Roommate comes into my room with a Whole Foods cupcake impaled by a star-shaped candle. “Haaaappy biiiiirthdayyy—*candle blows out*—aw shit, rewind.” Leaves the room. Returns 11.2 seconds later with re-lit candle. “Haaaaappy biiiiiirthdayyy…”
Mildly hot friend of a friend who came to my birthday drinks and bought me tequila shots: [in heinous attempt at Spanish]: “Feliz cumpleaños a ti, feliz cumpleaños a ti…”
Me: “Do you even remember my name?”
A couple weeks ago, for my über-hot intern’s leaving gift, my boss made me buy him an iPad, on my card (to be reimbursed at a later date). Have yet to be reimbursed the $400.
On Monday’s team meeting:
“We have xyz in the production pipeline, so Frances should be promoting that this week. By the way, it’s her birthday.”
Everyone, with immeasurable enthusiasm and verve (in unison): “Oh yea, Happy Birthday.”
Co-worker: “We all got you a little something, too!” (Really, everyone?)
In a little square box from Pier 1 Imports, I found… a little glass pig… with wings. The inscription read: “Penelope the Pig is so charming, she just made the impossible…possible,” to be interpreted as either a snide comment about my work or a comment about my curves (TBD). Upon later inspection (What the hell does this mean?), I found the price tag still on box: Retail $3.00. They couldn’t just buy me food? I am not one for the finer things (See: title of this blog), but no one thought to get me some nuclear ho-ho’s or something?
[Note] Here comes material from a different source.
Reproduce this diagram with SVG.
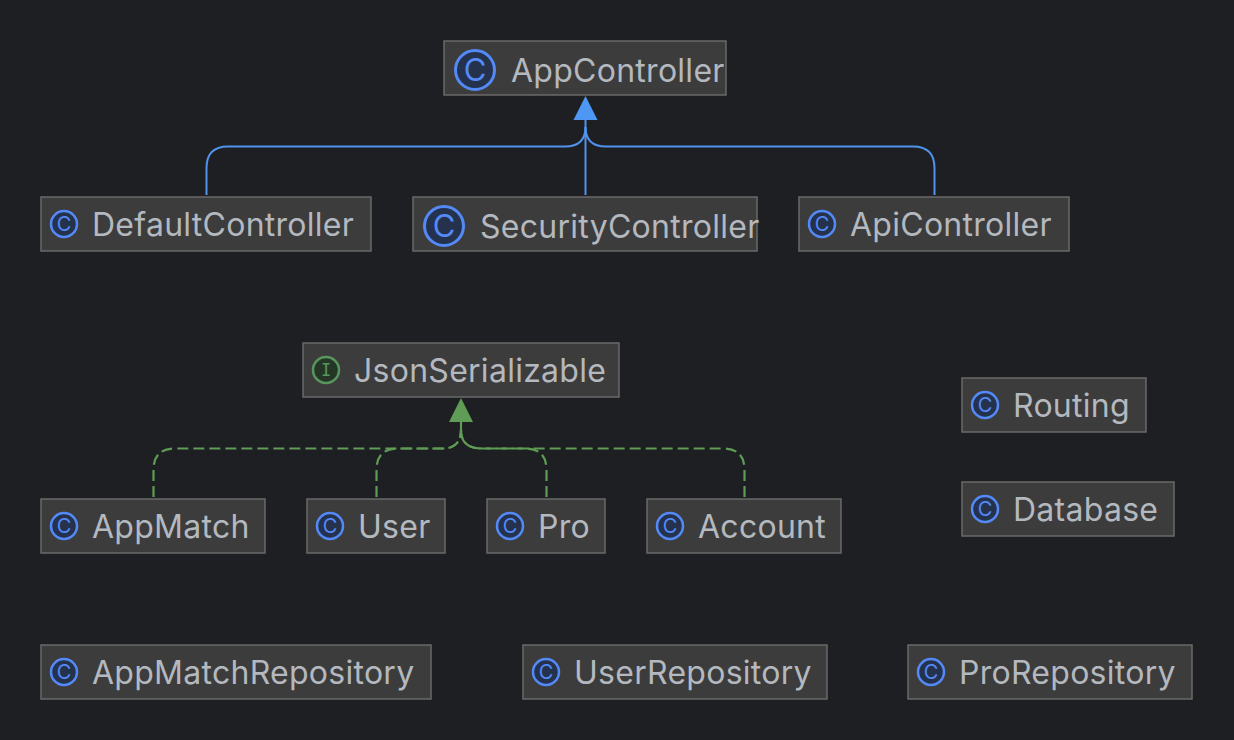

Friend: “Girl, you need to get the hell out of there. Are they tryna tell you you’re fat?”
Me: “I have NO idea what they’re tryna tell me.”
Text from Mom: “Happy birthday Baby. What did you do to celebrate? Did you get drunk yesterday for being a year older?” Ye of little faith. But yes, Mom, I did. Because age is something to lament…unless you’re Asian, because I’mma look this way till I’m 60.
Call from Dad: “Haaaaappy birthday! Are you at the bar?”
Me: “Thanks, Dad! But no. It’s 10am and I’m at work.”
Dad: “Aw, that suck.” (No, that’s not a typo)
Me: “Yes, Dad.”
Still broke, but in all serious, I’m actually very happy. My life is a beautiful mixture of nonsensical paradoxes: Why am I in finance when I studied to be a Renaissance Woman, otherwise known as a kept wife? Why does a coffee shop in the middle of the hood sell a cappuccino sans latte art for $4? Why am I attracted to the Brazilian waiter at my local samba spot when he looks like Tarzan in a high bun? Has my local bodega guy really started calling my roommate and I “chicken cutlet”? That’s New York. It’s beautiful and indulgent and colors your world with many an exciting thing, like a kimchi taco from a food truck at 4am or a gospel church in someone’s basement. I still can’t believe I’m here sometimes. It’s just the right amount of weird and unrefined, with a shot of highbrow sophistication at unexpected moments, more often than not on days when I didn’t bother to shade in my eyebrows.
New York, YOU are my great milestone gift. I love you. Thanks for the birthday wishes, everyone!